Por consiguiente, las citas, las mixturas y hasta la curiosidad del artista en la etapa actual de su pintura, denotan un interés epistemológico que, sin desdeñar el desenfado y la ironía, nos llega atenuado, en sordina, en razón de su deber para con la cultura que la sustenta. Sin obviar, en esta cruzada de salvación, ese fondo dorado de todo proyecto humano que es la utopía, como el mar de Valéry, sin cesar recomenzando (La mer, la mer, toujours recomencé).

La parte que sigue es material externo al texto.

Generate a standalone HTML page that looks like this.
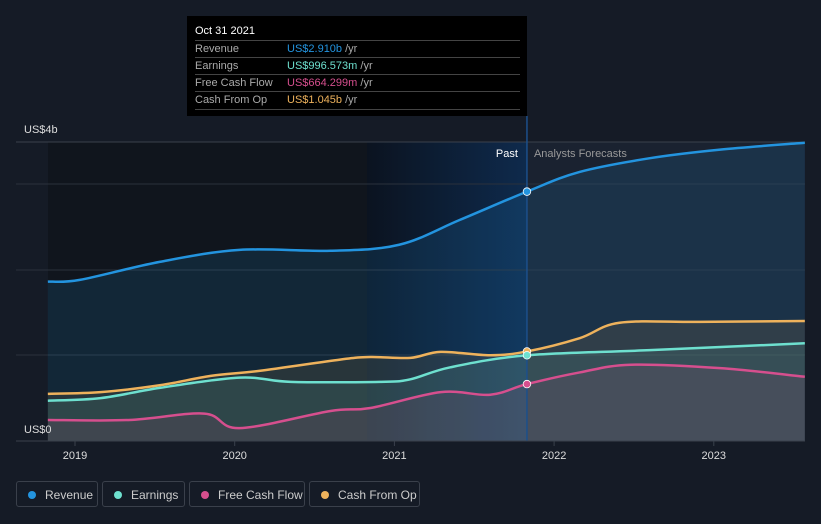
<!DOCTYPE html>
<html><head><meta charset="utf-8">
<style>
body{margin:0;background:#151b26;font-family:"Liberation Sans",sans-serif;}
#wrap{position:relative;width:821px;height:524px;overflow:hidden;}
.tt{position:absolute;left:187px;top:16px;width:340px;height:100px;background:#000;}
.tt .h{position:absolute;left:8px;top:9px;color:#fff;font-size:11px;}
.row{position:absolute;left:8px;width:325px;height:17px;border-top:1px solid #444;font-size:11px;color:#aaa;}
.row span.l{position:absolute;left:0;top:2px}
.row span.v{position:absolute;left:92px;top:2px}
.leg{position:absolute;top:481px;height:26px;border:1px solid #3a404b;border-radius:3px;color:#ccc;font-size:12px;line-height:26px;box-sizing:border-box;}
.leg i{position:absolute;left:11px;top:9px;width:8px;height:8px;border-radius:50%;}
.leg span{position:absolute;left:28px;}
</style></head><body>
<div id="wrap">
<svg id="svg" width="821" height="524" style="position:absolute;left:0;top:0"></svg>
<div class="tt">
<div class="h">Oct 31 2021</div>
<div class="row" style="top:24px"><span class="l">Revenue</span><span class="v"><b style="font-weight:normal;color:#2394df">US$2.910b</b> /yr</span></div>
<div class="row" style="top:41px"><span class="l">Earnings</span><span class="v"><b style="font-weight:normal;color:#6ee0cf">US$996.573m</b> /yr</span></div>
<div class="row" style="top:58px"><span class="l">Free Cash Flow</span><span class="v"><b style="font-weight:normal;color:#d64f8e">US$664.299m</b> /yr</span></div>
<div class="row" style="top:75px;border-bottom:1px solid #444"><span class="l">Cash From Op</span><span class="v"><b style="font-weight:normal;color:#eeb25c">US$1.045b</b> /yr</span></div>
</div>
<div class="leg" style="left:16px;width:82px"><i style="background:#2394df"></i><span>Revenue</span></div>
<div class="leg" style="left:102px;width:83px"><i style="background:#6ee0cf"></i><span>Earnings</span></div>
<div class="leg" style="left:189px;width:116px"><i style="background:#d64f8e"></i><span>Free Cash Flow</span></div>
<div class="leg" style="left:309px;width:111px"><i style="background:#eeb25c"></i><span>Cash From Op</span></div>
</div>
<script>
const yearTicks=[2019,2020,2021,2022,2023];
const revX=[2018.83,2019.03,2019.53,2020.03,2020.6,2021.03,2021.41,2021.83,2022.16,2022.6,2023.04,2023.57];
const revY=[1.86,1.88,2.09,2.23,2.22,2.29,2.58,2.91,3.14,3.30,3.40,3.48];
const earnX=[2018.83,2019.16,2019.53,2020.03,2020.35,2020.91,2021.1,2021.35,2021.83,2022.6,2023.57];
const earnY=[0.47,0.50,0.62,0.74,0.69,0.69,0.72,0.86,1.00,1.06,1.14];
const fcfX=[2018.83,2019.34,2019.81,2020.03,2020.6,2020.85,2021.29,2021.6,2021.83,2022.16,2022.48,2023.04,2023.57];
const fcfY=[0.245,0.245,0.32,0.15,0.35,0.385,0.57,0.54,0.664,0.80,0.89,0.85,0.75];
const cfoX=[2018.83,2019.16,2019.53,2019.85,2020.16,2020.66,2020.85,2021.1,2021.29,2021.6,2021.83,2022.16,2022.41,2022.91,2023.57];
const cfoY=[0.55,0.57,0.65,0.76,0.82,0.95,0.98,0.97,1.04,1.00,1.045,1.20,1.38,1.39,1.40];
const pastEnd=2021.83;
const X=t=>75+(t-2019)*159.7, Y=v=>441-v*85.7;
const NS='http://www.w3.org/2000/svg', svg=document.getElementById('svg');
function mk(tag,attrs,name){const e=document.createElementNS(NS,tag);for(const k in attrs)e.setAttribute(k,attrs[k]);


svg.appendChild(e);return e;}
function path(xs,ys){const p=xs.map((x,i)=>[X(x),Y(ys[i])]);let d='M'+p[0][0]+','+p[0][1];
for(let i=0;i<p.length-1;i++){const p0=p[Math.max(i-1,0)],p1=p[i],p2=p[i+1],p3=p[Math.min(i+2,p.length-1)];
d+=' C'+(p1[0]+(p2[0]-p0[0])/6)+','+(p1[1]+(p2[1]-p0[1])/6)+' '+(p2[0]-(p3[0]-p1[0])/6)+','+(p2[1]-(p3[1]-p1[1])/6)+' '+p2[0]+','+p2[1];}return d;}
const defs=mk('defs',{},'defs');
defs.innerHTML='<linearGradient id="band" x1="0" x2="1"><stop offset="0" stop-color="#0b1320"/><stop offset="1" stop-color="#0e2a4c"/></linearGradient>';
mk('rect',{x:48,y:142,width:X(pastEnd)-48,height:299,fill:'#10151d'},'past-bg');
mk('rect',{x:367,y:142,width:X(pastEnd)-367,height:299,fill:'url(#band)'},'highlight-band');
mk('rect',{x:X(pastEnd),y:142,width:805-X(pastEnd),height:299,fill:'#1a2230'},'forecast-bg');
[142,184,270,355].forEach((g,i)=>mk('line',{x1:16,x2:805,y1:g,y2:g,stroke:i==0?'#3a414c':'#2a313c','stroke-width':1},'gridline'));
const series=[[revX,revY,'#2394df','revenue',0.14],[cfoX,cfoY,'#eeb25c','cash-from-op',0.1],[earnX,earnY,'#6ee0cf','earnings',0.1],[fcfX,fcfY,'#d64f8e','free-cash-flow',0.1]];
series.forEach(([xs,ys,c,n,o])=>{const d=path(xs,ys);
mk('path',{d:d+' L'+X(xs[xs.length-1])+',441 L'+X(xs[0])+',441 Z',fill:c,'fill-opacity':o},n+'-area');});
series.forEach(([xs,ys,c,n])=>{mk('path',{d:path(xs,ys),fill:'none',stroke:c,'stroke-width':2.5},n+'-line');});
mk('line',{x1:X(pastEnd),x2:X(pastEnd),y1:116,y2:441,stroke:'#1c4f8a','stroke-width':1.5},'past-divider');
series.forEach(([xs,ys,c,n])=>{const i=xs.indexOf(pastEnd);mk('circle',{cx:X(xs[i]),cy:Y(ys[i]),r:3.8,fill:c,stroke:'#fff','stroke-width':0.8},n+'-marker');});
mk('line',{x1:16,x2:805,y1:441,y2:441,stroke:'#3a414c'},'x-axis');
yearTicks.forEach(t=>{mk('line',{x1:X(t),x2:X(t),y1:441,y2:446,stroke:'#3a414c'},'x-tick');
const e=mk('text',{x:X(t),y:459,fill:'#ddd','font-size':11,'text-anchor':'middle'},'x-tick-label');e.textContent=t;});
let t=mk('text',{x:24,y:133,fill:'#ddd','font-size':11},'y-max-label');t.textContent='US$4b';
t=mk('text',{x:24,y:433,fill:'#ddd','font-size':11},'y-min-label');t.textContent='US$0';
t=mk('text',{x:X(pastEnd)-9,y:157,fill:'#fff','font-size':11,'text-anchor':'end'},'past-label');t.textContent='Past';
t=mk('text',{x:X(pastEnd)+7,y:157,fill:'#999','font-size':11},'forecast-label');t.textContent='Analysts Forecasts';
</script>
</body></html>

Obra mental, sin dudas, moderadora a ratos, de inquietudes y tendencias, pero que sabe sugerir un estado de alma por la comunicación de un ambiente. Ajena a todo exceso, aun cuando acuda a ingentes fintas de intención decorativa (simulación de la simulación) y al interés por sutilizar excesivamente el estilo a los conceptos. Su barroquismo es, en el justo sentido del término, una apelación a la realidad como fuente de la emoción humana. ¿Qué dioses rigen esta pintura? ¿Aquellos que nos desnudan, o aquellos otros, serenos, altivos, que nos consuelan? La respuesta: busquémosla en esa mentira de la verdad, como gustaba Jean Cocteau definir toda poesía. En tanto, el crítico de arte ha muerto, el pintor pinta... Esquina a Mercaderes, su estudio, con su única ventana abierta a la bahía. Al fondo, en ademán de bendecir todo el eclecticismo de nuestra creación, el Cristo de La Habana. A sus pies, canal del puerto por medio, el intrusismo artístico apenas es un rumor. ¿Acaso, Van Gogh no fue un intruso, en tanto no lo reconoció el mundo? ¡Recompensa después de una entrevista, de un conocimiento: mirar por fin la calma de Dios!